### Description of the task
Retype the lines beneath this one, from the first through the line containing "plt.rcParams['font.family'] = ['Liberation". Pictures are left out.

:::

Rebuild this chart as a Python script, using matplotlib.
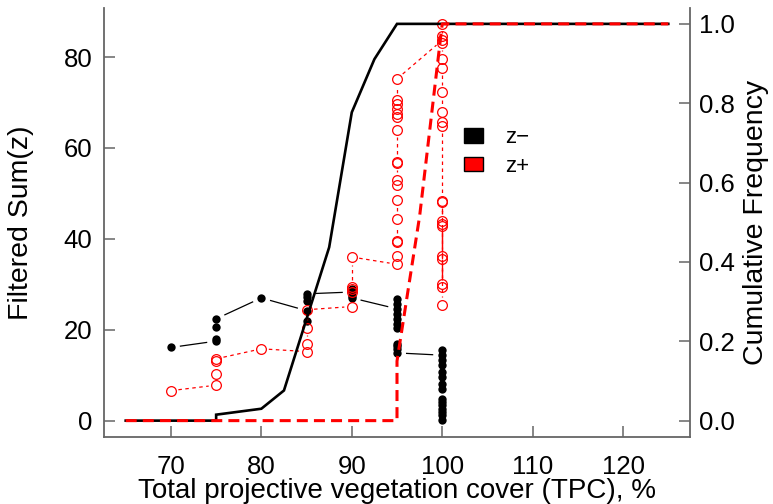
import matplotlib
matplotlib.use('Agg')
import matplotlib.pyplot as plt
import numpy as np
from matplotlib.patches import Patch
from matplotlib.collections import LineCollection

plt.rcParams['font.family'] = ['Liberation Sans', 'DejaVu Sans']

# ---------------- data ----------------
zminus_x = [70,
            75, 75, 75, 75,
            80,
            85, 85, 85, 85, 85,
            90, 90, 90, 90,
            95, 95, 95, 95, 95, 95, 95, 95, 95, 95, 95,
            100, 100, 100, 100, 100, 100, 100, 100, 100, 100, 100, 100, 100, 100, 100]
zminus_y = [16.1,
            17.5, 18.0, 20.6, 22.4,
            27.0,
            24.2, 22.0, 26.4, 27.2, 27.9,
            28.3, 29.0, 27.5, 27.0,
            24.6, 25.7, 26.8, 23.5, 22.4, 21.3, 20.4, 16.9, 16.4, 15.8, 14.9,
            14.4, 15.5, 13.3, 12.2, 10.7, 9.6, 8.1, 7.0, 4.8, 4.1, 3.4, 2.6, 1.9, 1.2, 0.1]

zplus_x = [70,
           75, 75, 75, 75,
           80,
           85, 85, 85, 85,
           90, 90, 90, 90, 90,
           95, 95, 95, 95, 95, 95, 95, 95, 95, 95, 95, 95, 95, 95, 95, 95, 95,
           100, 100, 100, 100, 100, 100, 100, 100, 100, 100,
           100, 100, 100, 100, 100, 100, 100, 100, 100, 100]
zplus_y = [6.6,
           7.8, 10.3, 13.1, 13.6,
           15.8,
           15.2, 16.9, 20.4, 24.4,
           25.1, 28.3, 28.9, 29.4, 36.0,
           34.4, 36.3, 39.3, 39.6, 44.4, 48.6, 51.9, 53.0, 56.7, 57.0, 64.0, 66.7, 67.5, 68.6, 69.7, 70.5, 75.2,
           83.7, 87.3, 84.7, 83.1, 79.6, 77.6, 72.2, 67.8, 65.6, 64.9,
           48.4, 44.0, 36.3, 30.0, 48.1, 43.3, 35.5, 29.3, 42.9, 25.5]

cum_minus_x = [65, 75, 75, 80, 82.5, 87.5, 90, 92.5, 95, 125]
cum_minus_y = [0.0, 0.0, 0.015, 0.03, 0.076, 0.437, 0.777, 0.911, 1.0, 1.0]
cum_plus_x = [65, 95, 95, 97.5, 100, 125]
cum_plus_y = [0.0, 0.0, 0.15, 0.515, 1.0, 1.0]

left_ticks = [0, 20, 40, 60, 80]
right_ticks = [0.0, 0.2, 0.4, 0.6, 0.8, 1.0]
x_ticks = [70, 80, 90, 100, 110, 120]

# ---------------- figure ----------------
fig = plt.figure(figsize=(7.73, 5.04), dpi=100)
ax_h = 428.5
ax = fig.add_axes([104/773, 1-436.5/504, 586/773, ax_h/504])
ax.set_xlim(62.6, 127.4)
ymax = max(zplus_y)
pad = 0.04 * ymax
ax.set_ylim(-pad, ymax + pad)
ax2 = ax.twinx()
ax2.set_ylim(-0.04, 1.04)

spc = '#666666'
for a in (ax, ax2):
    for s in a.spines.values():
        s.set_color(spc)
        s.set_linewidth(1.3)
    a.spines['top'].set_visible(False)
ax.spines['right'].set_visible(False)
ax2.spines['left'].set_visible(False)
ax2.spines['bottom'].set_visible(False)

ax.set_xticks(x_ticks)
ax.set_yticks(left_ticks)
ax2.set_yticks(right_ticks)
ax2.set_yticklabels([f'{v:.1f}' for v in right_ticks])
ax.tick_params(axis='both', direction='in', length=8, width=1.1, color=spc, labelsize=18.5)
ax.tick_params(axis='y', pad=8.5)
ax.tick_params(axis='x', pad=13)
ax2.tick_params(axis='y', direction='in', length=8, width=1.1, color=spc, labelsize=18.5, pad=6.5)


def gapped(a, xs, ys, gap):
    pts = a.transData.transform(np.column_stack([xs, ys]))
    inv = a.transData.inverted()
    segs = []
    for p0, p1 in zip(pts[:-1], pts[1:]):
        d = p1 - p0
        L = np.hypot(d[0], d[1])
        if L > 2 * gap:
            u = d / L
            segs.append(inv.transform(np.array([p0 + u * gap, p1 - u * gap])))
    return segs

# z- series (type "b")
ax.add_collection(LineCollection(gapped(ax, zminus_x, zminus_y, 9), colors='black', linewidths=0.9))
ax.plot(zminus_x, zminus_y, 'o', color='black', ms=6.0, mew=0)
# z+ series (type "b")
ax.add_collection(LineCollection(gapped(ax, zplus_x, zplus_y, 7.5), colors='red', linewidths=0.9,
                                 linestyles=[(0, (2.8, 2.8))]))
ax.plot(zplus_x, zplus_y, 'o', mfc='none', mec='red', ms=7.0, mew=0.9)

# cumulative curves
ax2.plot(cum_minus_x, cum_minus_y, color='black', lw=1.9, solid_joinstyle='miter')
ax2.plot(cum_plus_x, cum_plus_y, color='red', lw=2.2, linestyle=(0, (3.6, 2.0)))

ax.set_xlabel('Total projective vegetation cover (TPC), %', fontsize=20)
ax.set_ylabel('Filtered Sum(z)', fontsize=20.5)
ax2.set_ylabel('Cumulative Frequency', fontsize=20.5)
ax.xaxis.label.set_verticalalignment('center')
ax.yaxis.label.set_verticalalignment('center')
ax2.yaxis.label.set_verticalalignment('center')
ax.xaxis.set_label_coords(0.5, (436.5 - 491.5) / ax_h)
ax.yaxis.set_label_coords((21 - 104) / 586, 0.5)
ax2.yaxis.set_label_coords((756 - 104) / 586, 0.5)

handles = [Patch(facecolor='black', edgecolor='black'), Patch(facecolor='red', edgecolor='black')]
ax.legend(handles, ['z\u2212', 'z+'], loc='upper left', bbox_to_anchor=(464/773, 1-127/504),
          bbox_transform=fig.transFigure, frameon=False, fontsize=16, handlelength=0.85,
          handleheight=0.65, handletextpad=1.0, labelspacing=0.35, borderpad=0, borderaxespad=0)

fig.savefig('out.png', dpi=100)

:::

### Problem solution
Rebuild this chart as a Python script, using matplotlib.
import matplotlib
matplotlib.use('Agg')
import matplotlib.pyplot as plt
import numpy as np
from matplotlib.patches import Patch
from matplotlib.collections import LineCollection

plt.rcParams['font.family'] = ['Liberation Sans', 'DejaVu Sans']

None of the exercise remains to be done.